Les partisans d’un gouvernement technocratique soutiennent que celui-ci peut mener à une gestion plus efficace et rationnelle des affaires publiques. En effet, il pourrait mettre l’accent sur des solutions pragmatiques et fondées sur des preuves.

Néanmoins, une telle pratique peut manquer de légitimité démocratique, car les membres du gouvernement ne sont pas élus par le peuple. C’est pourquoi il resterait lui aussi sous la menace d’une motion de censure déposée par l’un des trois blocs et soutenue par au moins un second.

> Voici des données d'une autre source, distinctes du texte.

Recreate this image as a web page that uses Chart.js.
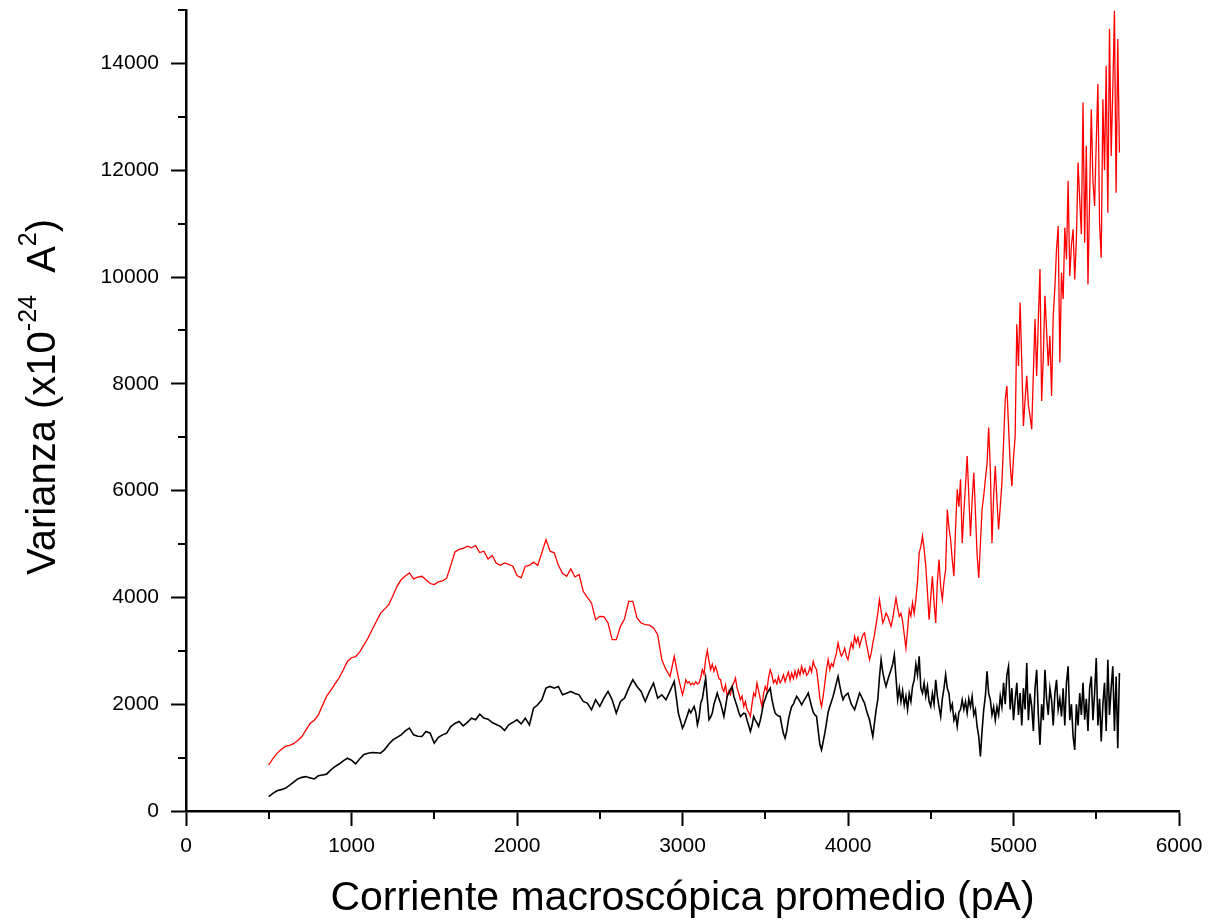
<!DOCTYPE html>
<html lang="es">
<head>
<meta charset="utf-8">
<title>Varianza frente a corriente macroscópica promedio</title>
<script src="https://cdn.jsdelivr.net/npm/chart.js@4/dist/chart.umd.min.js"></script>
<style>
  html, body { margin: 0; padding: 0; background: #fff; }
  #grafico { display: block; }
</style>
</head>
<body>
<canvas id="grafico" width="1212" height="921"></canvas>
<script>
// Corriente macroscópica promedio (pA): hasta 2975 cada 25 pA, después cada 10 pA
var corriente = [
    500, 525, 550, 575, 600, 625, 650, 675, 700, 725,
    750, 775, 800, 825, 850, 875, 900, 925, 950, 975,
    1000, 1025, 1050, 1075, 1100, 1125, 1150, 1175, 1200, 1225,
    1250, 1275, 1300, 1325, 1350, 1375, 1400, 1425, 1450, 1475,
    1500, 1525, 1550, 1575, 1600, 1625, 1650, 1675, 1700, 1725,
    1750, 1775, 1800, 1825, 1850, 1875, 1900, 1925, 1950, 1975,
    2000, 2025, 2050, 2075, 2100, 2125, 2150, 2175, 2200, 2225,
    2250, 2275, 2300, 2325, 2350, 2375, 2400, 2425, 2450, 2475,
    2500, 2525, 2550, 2575, 2600, 2625, 2650, 2675, 2700, 2725,
    2750, 2775, 2800, 2825, 2850, 2875, 2900, 2925, 2950, 2975,
    3000, 3010, 3020, 3030, 3040, 3050, 3060, 3070, 3080, 3090,
    3100, 3110, 3120, 3130, 3140, 3150, 3160, 3170, 3180, 3190,
    3200, 3210, 3220, 3230, 3240, 3250, 3260, 3270, 3280, 3290,
    3300, 3310, 3320, 3330, 3340, 3350, 3360, 3370, 3380, 3390,
    3400, 3410, 3420, 3430, 3440, 3450, 3460, 3470, 3480, 3490,
    3500, 3510, 3520, 3530, 3540, 3550, 3560, 3570, 3580, 3590,
    3600, 3610, 3620, 3630, 3640, 3650, 3660, 3670, 3680, 3690,
    3700, 3710, 3720, 3730, 3740, 3750, 3760, 3770, 3780, 3790,
    3800, 3810, 3820, 3830, 3840, 3850, 3860, 3870, 3880, 3890,
    3900, 3910, 3920, 3930, 3940, 3950, 3960, 3970, 3980, 3990,
    4000, 4010, 4020, 4030, 4040, 4050, 4060, 4070, 4080, 4090,
    4100, 4110, 4120, 4130, 4140, 4150, 4160, 4170, 4180, 4190,
    4200, 4210, 4220, 4230, 4240, 4250, 4260, 4270, 4280, 4290,
    4300, 4310, 4320, 4330, 4340, 4350, 4360, 4370, 4380, 4390,
    4400, 4410, 4420, 4430, 4440, 4450, 4460, 4470, 4480, 4490,
    4500, 4510, 4520, 4530, 4540, 4550, 4560, 4570, 4580, 4590,
    4600, 4610, 4620, 4630, 4640, 4650, 4660, 4670, 4680, 4690,
    4700, 4710, 4720, 4730, 4740, 4750, 4760, 4770, 4780, 4790,
    4800, 4810, 4820, 4830, 4840, 4850, 4860, 4870, 4880, 4890,
    4900, 4910, 4920, 4930, 4940, 4950, 4960, 4970, 4980, 4990,
    5000, 5010, 5020, 5030, 5040, 5050, 5060, 5070, 5080, 5090,
    5100, 5110, 5120, 5130, 5140, 5150, 5160, 5170, 5180, 5190,
    5200, 5210, 5220, 5230, 5240, 5250, 5260, 5270, 5280, 5290,
    5300, 5310, 5320, 5330, 5340, 5350, 5360, 5370, 5380, 5390,
    5400, 5410, 5420, 5430, 5440, 5450, 5460, 5470, 5480, 5490,
    5500, 5510, 5520, 5530, 5540, 5550, 5560, 5570, 5580, 5590,
    5600, 5610, 5620, 5630, 5640
];

// Varianza (x10^-24 A^2), registro en rojo
var varianzaRoja = [
    863, 980, 1080, 1150, 1210, 1230, 1260, 1320, 1395, 1520,
    1640, 1700, 1800, 1980, 2150, 2260, 2380, 2490, 2640, 2800,
    2870, 2890, 2980, 3110, 3240, 3400, 3550, 3700, 3780, 3864,
    4030, 4208, 4330, 4400, 4458, 4346, 4380, 4396, 4330, 4260,
    4240, 4290, 4310, 4360, 4600, 4850, 4900, 4920, 4959, 4930,
    4971, 4840, 4865, 4720, 4784, 4640, 4600, 4646, 4620, 4584,
    4408, 4365, 4584, 4600, 4660, 4600, 4834, 5084, 4865, 4834,
    4600, 4450, 4396, 4534, 4383, 4427, 4115, 4000, 3896, 3583,
    3646, 3640, 3521, 3208, 3208, 3458, 3600, 3927, 3927, 3614,
    3521, 3489, 3480, 3427, 3302, 2833, 2650, 2520, 2895, 2500,
    2176, 2300, 2458, 2395, 2420, 2360, 2395, 2364, 2420, 2380,
    2395, 2500, 2646, 2560, 2850, 3008, 2800, 2646, 2750, 2620,
    2708, 2600, 2480, 2458, 2300, 2239, 2360, 2145, 2250, 2180,
    2333, 2400, 2489, 2300, 2200, 2083, 2150, 1958, 2050, 1900,
    1850, 1770, 2000, 2208, 2150, 2395, 2250, 2100, 1958, 2200,
    2333, 2250, 2500, 2646, 2550, 2400, 2458, 2380, 2520, 2400,
    2458, 2550, 2420, 2520, 2600, 2450, 2583, 2480, 2620, 2500,
    2646, 2550, 2708, 2580, 2660, 2540, 2583, 2700, 2600, 2802,
    2700, 2646, 2400, 2100, 1958, 2145, 2400, 2650, 2833, 2650,
    2760, 2708, 2850, 2950, 3146, 3000, 2900, 2958, 3050, 2900,
    2833, 3000, 3150, 3050, 3271, 3150, 3250, 3083, 3200, 3300,
    3333, 3150, 3000, 2833, 2950, 3146, 3300, 3500, 3700, 3959,
    3750, 3521, 3600, 3708, 3650, 3550, 3458, 3600, 3800, 3990,
    3800, 3646, 3700, 3550, 3300, 3052, 3400, 3771, 3650, 3900,
    3700, 3958, 4300, 4834, 4950, 5146, 4900, 4584, 4100, 3583,
    4000, 4396, 3900, 3521, 4300, 4709, 4200, 3958, 4300, 4521,
    5647, 5300, 5084, 4700, 4396, 5300, 6022, 5700, 6210, 5021,
    5600, 6100, 6647, 5900, 5146, 5800, 6334, 5600, 4800, 4365,
    5000, 5647, 5900, 6210, 6500, 7179, 6400, 5021, 5900, 6460,
    5800, 5271, 5700, 6147, 6900, 7710, 7960, 7200, 6500, 6084,
    6600, 7022, 9117, 8335, 9523, 8400, 7210, 7700, 8148, 7600,
    7400, 7147, 8200, 9211, 8148, 9200, 10149, 7679, 8500, 9649,
    9000, 8335, 8900, 7773, 9273, 9800, 10524, 10955, 8398, 10080,
    9586, 10924, 10330, 11800, 10018, 10600, 10893, 9955, 10700, 12143,
    11455, 10800, 13268, 10643, 12456, 9861, 11500, 13143, 11800, 11330,
    12518, 13612, 11000, 10361, 13330, 12000, 13956, 11205, 14644, 12268,
    13500, 14987, 11580, 14456, 12331
];

// Varianza (x10^-24 A^2), registro en negro
var varianzaNegra = [
    269, 330, 380, 400, 425, 480, 540, 600, 630, 644,
    620, 600, 660, 675, 690, 769, 832, 880, 940, 988,
    950, 882, 980, 1060, 1082, 1094, 1090, 1082, 1150, 1250,
    1332, 1380, 1426, 1500, 1551, 1426, 1400, 1395, 1489, 1457,
    1270, 1380, 1426, 1457, 1582, 1640, 1676, 1595, 1660, 1738,
    1707, 1813, 1740, 1720, 1657, 1620, 1582, 1507, 1613, 1660,
    1707, 1632, 1738, 1613, 1926, 1989, 2082, 2301, 2333, 2301,
    2333, 2176, 2207, 2239, 2200, 2176, 2051, 2020, 1895, 2082,
    1958, 2114, 2239, 2082, 1833, 2051, 2114, 2301, 2458, 2333,
    2239, 2051, 2239, 2395, 2114, 2176, 2083, 2250, 2427, 1833,
    1551, 1620, 1708, 1800, 1895, 1840, 1900, 1958, 1850, 1614,
    1750, 2020, 2100, 2300, 2489, 2100, 1708, 1760, 1833, 2000,
    2100, 2208, 2100, 2020, 1900, 1770, 1950, 2150, 2208, 2280,
    2333, 2150, 2050, 1958, 1850, 1770, 1800, 1833, 1820, 1700,
    1600, 1489, 1600, 1770, 1700, 1650, 1583, 1700, 1850, 2020,
    2100, 2200, 2250, 2302, 2100, 1950, 1833, 1800, 1780, 1770,
    1600, 1450, 1364, 1500, 1708, 1850, 1958, 2000, 2080, 2145,
    2100, 2050, 1989, 2050, 2100, 2150, 2208, 2080, 1958, 1850,
    1800, 1770, 1500, 1250, 1145, 1300, 1457, 1650, 1850, 1958,
    2050, 2150, 2270, 2400, 2520, 2350, 2200, 2083, 2150, 2180,
    2208, 2100, 2000, 1950, 1895, 2000, 2100, 2208, 2150, 2080,
    2020, 1900, 1800, 1708, 1550, 1395, 1650, 1900, 2083, 2500,
    2833, 2600, 2450, 2333, 2450, 2550, 2646, 2750, 2927, 2500,
    2083, 2300, 2050, 2250, 1980, 2150, 1900, 2200, 2050, 2333,
    2450, 2750, 2550, 2896, 2300, 2208, 2400, 2150, 2333, 2050,
    1958, 2200, 2000, 2458, 2150, 1950, 1770, 2100, 2300, 2552,
    2300, 2200, 1900, 2000, 1700, 1800, 1583, 1850, 1900, 2083,
    1900, 2050, 1833, 2100, 1950, 2145, 1800, 1900, 1583, 1400,
    1020, 1500, 1895, 2150, 2614, 2200, 2083, 1800, 1950, 1700,
    1950, 1800, 2150, 1950, 2400, 2000, 2550, 2708, 1900, 2300,
    1700, 2083, 2400, 1800, 2208, 1600, 2300, 1900, 2771, 1700,
    2200, 1958, 1500, 2300, 2646, 1800, 1239, 2000, 1700, 2646,
    2100, 1800, 2300, 2083, 1600, 2200, 2458, 1900, 2100, 1770,
    2300, 1600, 2400, 2708, 1700, 2000, 1400, 1145, 2000, 1600,
    2208, 1800, 2400, 1708, 2100, 1500, 2300, 2520, 1700, 2200,
    2865, 1600, 2100, 1301, 2000, 2400, 1500, 2833, 1800, 2300,
    2708, 1500, 2520, 1176, 2583
];

// Ejes: límites y marcas principales con etiqueta
var rangoX = [0, 6000];
var marcasX = [0, 1000, 2000, 3000, 4000, 5000, 6000];
var rangoY = [0, 15000];
var marcasY = [0, 2000, 4000, 6000, 8000, 10000, 12000, 14000];

var tituloX = 'Corriente macroscópica promedio (pA)';
// Título del eje Y por trozos: los superíndices van más pequeños y elevados
var tituloY = [
    { texto: 'Varianza (x10', sup: false },
    { texto: '-24', sup: true },
    { texto: '  A', sup: false },
    { texto: '2', sup: true },
    { texto: ')', sup: false }
];

var fuente = '"Liberation Sans", Arial, Helvetica, sans-serif';

function puntos(valores) {
    return corriente.map(function (x, i) {
        return { x: x, y: valores[i] };
    });
}

function fijarMarcas(valores) {
    return function (escala) {
        escala.ticks = valores.map(function (v) { return { value: v }; });
    };
}

// Marcas secundarias a mitad de camino entre las principales, hacia fuera
var marcasMenores = {
    id: 'marcasMenores',
    afterDraw: function (chart) {
        var ctx = chart.ctx;
        var escX = chart.scales.x;
        var escY = chart.scales.y;
        var mitadX = (marcasX[1] - marcasX[0]) / 2;
        var mitadY = (marcasY[1] - marcasY[0]) / 2;
        ctx.save();
        ctx.strokeStyle = '#000';
        ctx.lineWidth = 2;
        ctx.beginPath();
        marcasX.forEach(function (m) {
            var v = m + mitadX;
            if (v > escX.max) { return; }
            var px = Math.round(escX.getPixelForValue(v));
            ctx.moveTo(px, escX.top);
            ctx.lineTo(px, escX.top + 8);
        });
        marcasY.forEach(function (m) {
            var v = m + mitadY;
            if (v > escY.max) { return; }
            var py = Math.round(escY.getPixelForValue(v));
            ctx.moveTo(escY.right, py);
            ctx.lineTo(escY.right - 8, py);
        });
        ctx.stroke();
        ctx.restore();
    }
};

// Títulos de los ejes
var titulosEjes = {
    id: 'titulosEjes',
    afterDraw: function (chart) {
        var ctx = chart.ctx;
        var area = chart.chartArea;
        ctx.save();
        ctx.fillStyle = '#000';
        ctx.textBaseline = 'alphabetic';

        ctx.font = '41px ' + fuente;
        ctx.textAlign = 'center';
        ctx.fillText(tituloX, (area.left + area.right) / 2, 910);

        ctx.textAlign = 'left';
        ctx.translate(55, 575);
        ctx.rotate(-Math.PI / 2);
        var pos = 0;
        tituloY.forEach(function (trozo) {
            ctx.font = (trozo.sup ? 25 : 40) + 'px ' + fuente;
            ctx.fillText(trozo.texto, pos, trozo.sup ? -19 : 0);
            pos += ctx.measureText(trozo.texto).width;
        });
        ctx.restore();
    }
};

Chart.defaults.font.family = fuente;
Chart.defaults.color = '#000';

var grafico = new Chart(document.getElementById('grafico').getContext('2d'), {
    type: 'line',
    data: {
        datasets: [
            {
                label: 'rojo',
                data: puntos(varianzaRoja),
                borderColor: '#ff0000',
                borderWidth: 1.3,
                pointRadius: 0,
                tension: 0,
                fill: false,
                order: 1
            },
            {
                label: 'negro',
                data: puntos(varianzaNegra),
                borderColor: '#000000',
                borderWidth: 1.6,
                pointRadius: 0,
                tension: 0,
                fill: false,
                order: 0
            }
        ]
    },
    options: {
        responsive: false,
        devicePixelRatio: 1,
        animation: false,
        layout: { padding: { left: 0, right: 33, top: 10, bottom: 0 } },
        plugins: {
            legend: { display: false },
            tooltip: { enabled: false }
        },
        scales: {
            x: {
                type: 'linear',
                min: rangoX[0],
                max: rangoX[1],
                afterBuildTicks: fijarMarcas(marcasX),
                afterFit: function (escala) {
                    escala.height = 110;
                    escala.paddingLeft = 0;
                    escala.paddingRight = 0;
                },
                border: { display: true, color: '#000', width: 2.5 },
                grid: {
                    drawOnChartArea: false,
                    drawTicks: true,
                    tickLength: 15,
                    tickColor: '#000',
                    tickWidth: 2
                },
                ticks: {
                    padding: 8,
                    maxRotation: 0,
                    font: { size: 21 },
                    color: '#000',
                    callback: function (v) { return String(v); }
                }
            },
            y: {
                type: 'linear',
                min: rangoY[0],
                max: rangoY[1],
                afterBuildTicks: fijarMarcas(marcasY),
                afterFit: function (escala) {
                    escala.width = 186;
                    escala.paddingTop = 0;
                    escala.paddingBottom = 0;
                },
                border: { display: true, color: '#000', width: 2.5 },
                grid: {
                    drawOnChartArea: false,
                    drawTicks: true,
                    tickLength: 15,
                    tickColor: '#000',
                    tickWidth: 2
                },
                ticks: {
                    padding: 12,
                    font: { size: 21 },
                    color: '#000',
                    callback: function (v) { return String(v); }
                }
            }
        }
    },
    plugins: [marcasMenores, titulosEjes]
});
</script>
</body>
</html>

Un autre obstacle de taille est de trouver la personnalité technocratique sans couleur politique qui serait capable de former le gouvernement, d’une part, et de créer des coalitions parlementaires pour chaque texte, d’autre part.

5. Instabilité

Si aucune négociation n’aboutit à l’une des configurations ci-dessus, la France risque donc de se retrouver en situation de blocage chronique. Pour le président français, convoquer de nouvelles élections n’est pas envisageable avant juillet 2025, suivant l’article 12 de la Constitution. Selon cette hypothèse, la situation actuelle devrait rester pérenne après l’été 2024. Elle entraînerait donc une profonde crise institutionnelle.

Mais si le changement ne s’opère pas au sein de la culture politique, il peut être réalisé au sein des institutions. Le but serait de rééquilibrer les pouvoirs entre le Président et l’Assemblée nationale, notamment en y instaurant la proportionnelle. En d’autres termes, il s’agirait d’instaurer une 6e République, sans doute par le biais d’un référendum, prérogative du président.

Autre hypothèse: une démission d’Emmanuel Macron dans les prochains mois. Dans ce cadre, la continuité serait assurée par le président du Sénat Gérard Larcher (LR), jusqu’à l’organisation de nouvelles élections. Jean-Luc Mélenchon a d’ailleurs appelé le président à suivre cette voie à plusieurs reprises.

Néanmoins, cette situation n’arrangerait en rien la situation. Celle-ci pourrait en revanche bénéficier au RN qui reste, avec 125 sièges, le parti avec la plus grande représentation au Parlement. Face à l’instabilité, le parti de Marine Le Pen pourrait se présenter comme la seule alternative stable.

Cette stratégie pourrait s’avérer payante en renvoyant dos à dos la gauche et l’ancienne majorité, tenues responsables du blocage par leur incapacité à faire des compromis, tout en cherchant à poursuivre sa campagne de dédiabolisation auprès des électeurs. Avec, pour objectif final, la présidentielle de 2027… pour voir finalement basculer la France dans les bras de l’extrême droite.